● What is asked: Write out, exactly and only, the lines that run from the top of the records to the line with "plt.rcParams['mathtext.bf'] = 'Liberation". Include both ends; exclude pictures.

(Figure scripts)
┄┄┄┄┄┄┄┄┄┄
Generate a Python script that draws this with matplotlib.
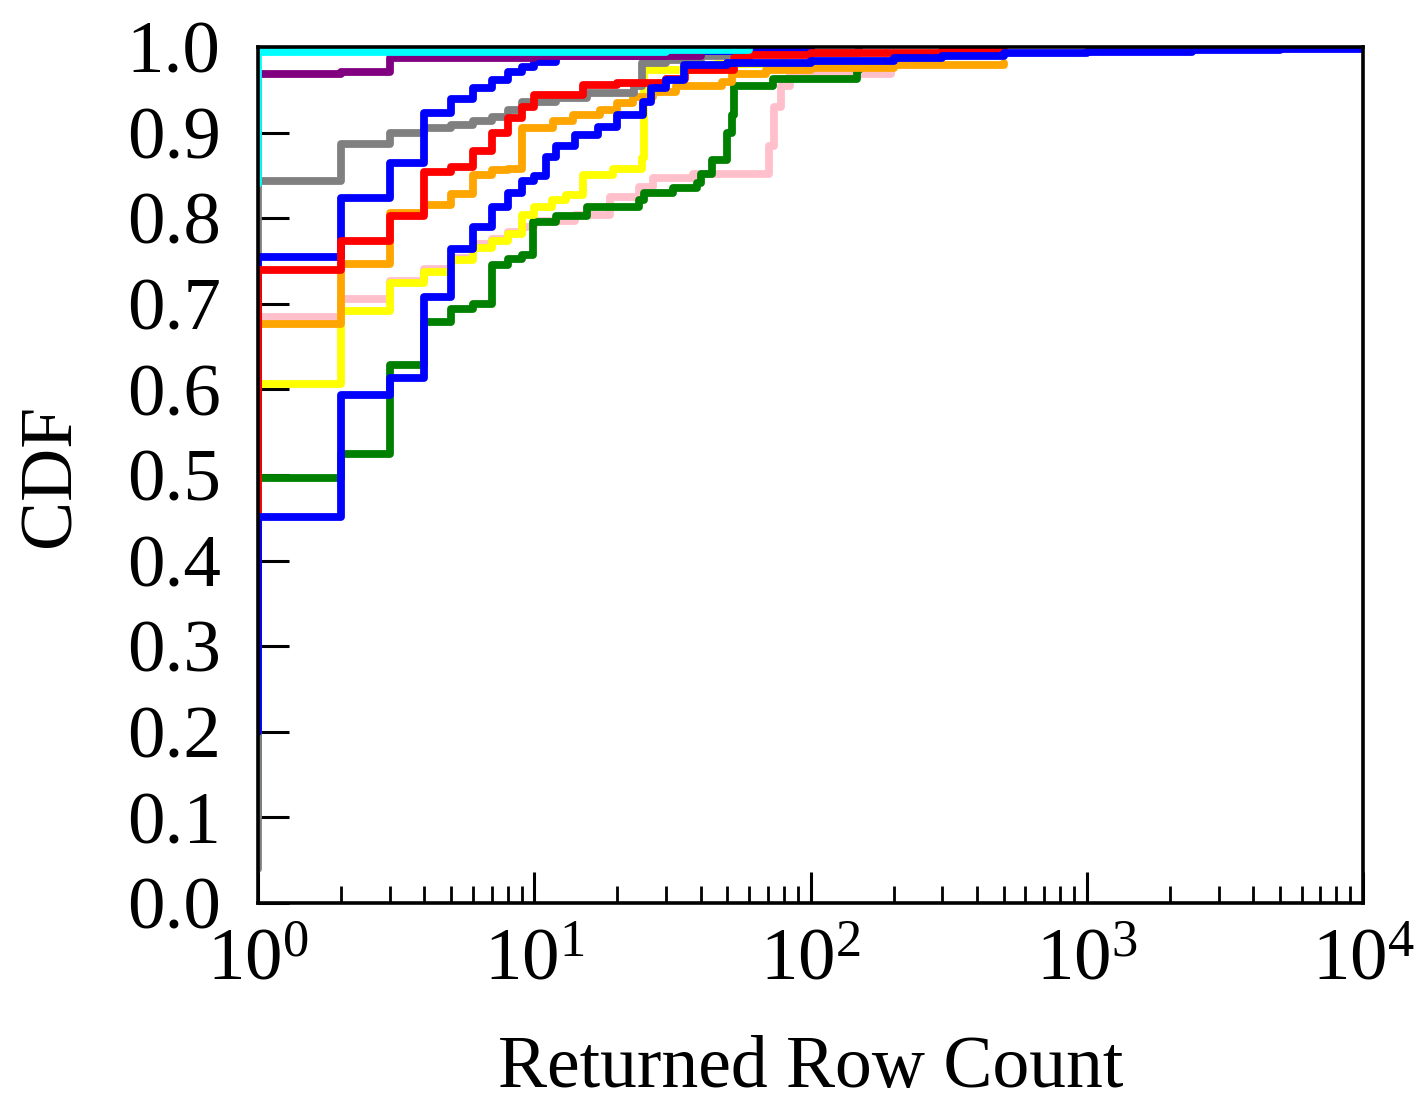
import matplotlib
matplotlib.use('Agg')
import matplotlib.pyplot as plt
from matplotlib.ticker import LogLocator, MultipleLocator, FormatStrFormatter

plt.rcParams['font.family'] = ['Liberation Serif', 'DejaVu Serif']
plt.rcParams['mathtext.fontset'] = 'custom'
plt.rcParams['mathtext.rm'] = 'Liberation Serif'
plt.rcParams['mathtext.it'] = 'Liberation Serif:italic'
plt.rcParams['mathtext.bf'] = 'Liberation Serif:bold'

# step CDFs (row count, cumulative fraction)
pink_x = [1, 1, 2, 3, 4, 5, 6, 7, 8, 9, 10, 14, 18.8, 24, 26.8, 37.6, 71, 74, 78, 84, 195]
pink_y = [0.30, 0.684, 0.706, 0.727, 0.741, 0.753, 0.770, 0.776, 0.784, 0.790, 0.797, 0.804,
          0.825, 0.837, 0.847, 0.852, 0.884, 0.930, 0.955, 0.969, 0.971]

green_x = [1, 1, 2, 3, 4, 5, 6, 7, 8, 9, 9.9, 12, 15.5, 24, 25, 31.8, 38.7, 40, 44, 50, 52,
           53, 73, 147, 150]
green_y = [0.10, 0.497, 0.525, 0.629, 0.679, 0.694, 0.700, 0.745, 0.752, 0.757, 0.796, 0.803,
           0.813, 0.821, 0.829, 0.835, 0.841, 0.852, 0.868, 0.900, 0.920, 0.954, 0.963, 0.973,
           0.973]

yellow_x = [1, 1, 2, 3, 4, 5, 6, 7, 8, 9, 10, 11.6, 13, 15, 19.3, 24.6, 25, 45, 80]
yellow_y = [0.30, 0.606, 0.692, 0.724, 0.7375, 0.751, 0.765, 0.773, 0.782, 0.804, 0.813,
            0.821, 0.827, 0.850, 0.858, 0.870, 0.973, 0.980, 0.985]

orange_x = [1, 1, 2, 3, 4, 5, 6, 7, 8, 9, 11.7, 13.8, 17.3, 20, 22.8, 26.8, 32.7, 48, 52, 69,
            100, 200, 500]
orange_y = [0.30, 0.676, 0.746, 0.806, 0.815, 0.828, 0.850, 0.856, 0.858, 0.905, 0.913, 0.921,
            0.926, 0.934, 0.942, 0.948, 0.954, 0.959, 0.969, 0.973, 0.976, 0.979, 0.981]

gray_x = [1, 1, 2, 3, 4, 5, 6, 7, 8, 9, 12, 15.5, 23, 24.5, 30, 40, 50, 150]
gray_y = [0.04, 0.843, 0.887, 0.899, 0.905, 0.909, 0.913, 0.918, 0.926, 0.936, 0.940, 0.946,
          0.954, 0.981, 0.985, 0.989, 0.993, 1.0]

blue_a_x = [1, 1, 2, 3, 4, 5, 6, 7, 8, 9, 10, 12, 30, 100]
blue_a_y = [0.50, 0.755, 0.824, 0.865, 0.923, 0.939, 0.952, 0.961, 0.971, 0.977, 0.983, 0.990,
            0.995, 1.0]

red_x = [1, 1, 2, 3, 4, 5, 6, 7, 8, 9, 10, 15, 20, 30, 35, 53, 60, 100, 300, 500]
red_y = [0.30, 0.740, 0.773, 0.802, 0.854, 0.860, 0.878, 0.900, 0.917, 0.930, 0.944, 0.956,
         0.958, 0.963, 0.973, 0.987, 0.991, 0.993, 0.995, 0.997]

blue_b_x = [1, 1, 2, 3, 4, 5, 6, 7, 8, 9, 10, 11, 12, 14, 17, 20, 24.8, 26.5, 30, 34.7, 50,
            100, 200, 300, 500, 1000, 2400, 5000, 10000]
blue_b_y = [0.20, 0.4506, 0.593, 0.613, 0.708, 0.764, 0.790, 0.813, 0.829, 0.843, 0.849, 0.872,
            0.884, 0.897, 0.907, 0.921, 0.936, 0.952, 0.961, 0.979, 0.981, 0.984, 0.987, 0.990,
            0.993, 0.994, 0.996, 0.998, 1.0]

purple_x = [1, 1, 2, 3, 10, 40]
purple_y = [0.85, 0.969, 0.971, 0.987, 0.989, 0.992]

cyan_x = [1, 1, 30, 60]
cyan_y = [0.84, 0.994, 0.997, 1.0]

series = [
    (pink_x, pink_y, 'pink'),
    (green_x, green_y, 'green'),
    (yellow_x, yellow_y, 'yellow'),
    (orange_x, orange_y, 'orange'),
    (gray_x, gray_y, 'gray'),
    (blue_a_x, blue_a_y, 'blue'),
    (red_x, red_y, 'red'),
    (blue_b_x, blue_b_y, 'blue'),
    (purple_x, purple_y, 'purple'),
    (cyan_x, cyan_y, 'cyan'),
]

fig = plt.figure(figsize=(14.21, 11.03), dpi=100)
ax = fig.add_axes([0.1816, 0.1813, 0.7776, 0.7761])

for xs, ys, c in series:
    ax.plot(xs, ys, drawstyle='steps-post', color=c, linewidth=5.6,
            solid_capstyle='round', solid_joinstyle='round')

ax.set_xscale('log')
ax.set_xlim(1, 1e4)
ax.set_ylim(0, 1)
ax.yaxis.set_major_locator(MultipleLocator(0.1))
ax.yaxis.set_major_formatter(FormatStrFormatter('%.1f'))
ax.xaxis.set_major_locator(LogLocator(base=10, numticks=10))
ax.xaxis.set_minor_locator(LogLocator(base=10, subs=range(2, 10), numticks=10))

for s in ax.spines.values():
    s.set_linewidth(2.6)

ax.tick_params(axis='both', which='both', direction='in', top=False, right=False)
ax.tick_params(axis='both', which='major', length=22, width=2.2, labelsize=54)
ax.tick_params(axis='x', which='minor', length=12, width=2.0)
ax.tick_params(axis='y', which='major', pad=27)
ax.tick_params(axis='x', which='major', pad=18)

ax.set_xlabel('Returned Row Count', fontsize=53, labelpad=29)
ax.set_ylabel('CDF', fontsize=53, labelpad=30)

fig.savefig('out.png', dpi=100)
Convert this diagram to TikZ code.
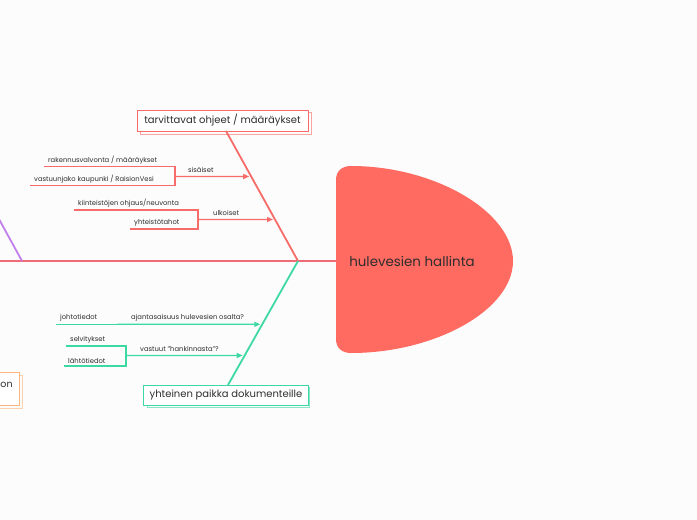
┄┄┄┄┄┄┄┄┄┄
● Exercise result:
Generate a Python script that draws this with matplotlib.
import matplotlib
matplotlib.use('Agg')
import matplotlib.pyplot as plt
from matplotlib.ticker import LogLocator, MultipleLocator, FormatStrFormatter

plt.rcParams['font.family'] = ['Liberation Serif', 'DejaVu Serif']
plt.rcParams['mathtext.fontset'] = 'custom'
plt.rcParams['mathtext.rm'] = 'Liberation Serif'
plt.rcParams['mathtext.it'] = 'Liberation Serif:italic'
plt.rcParams['mathtext.bf'] = 'Liberation Serif:bold'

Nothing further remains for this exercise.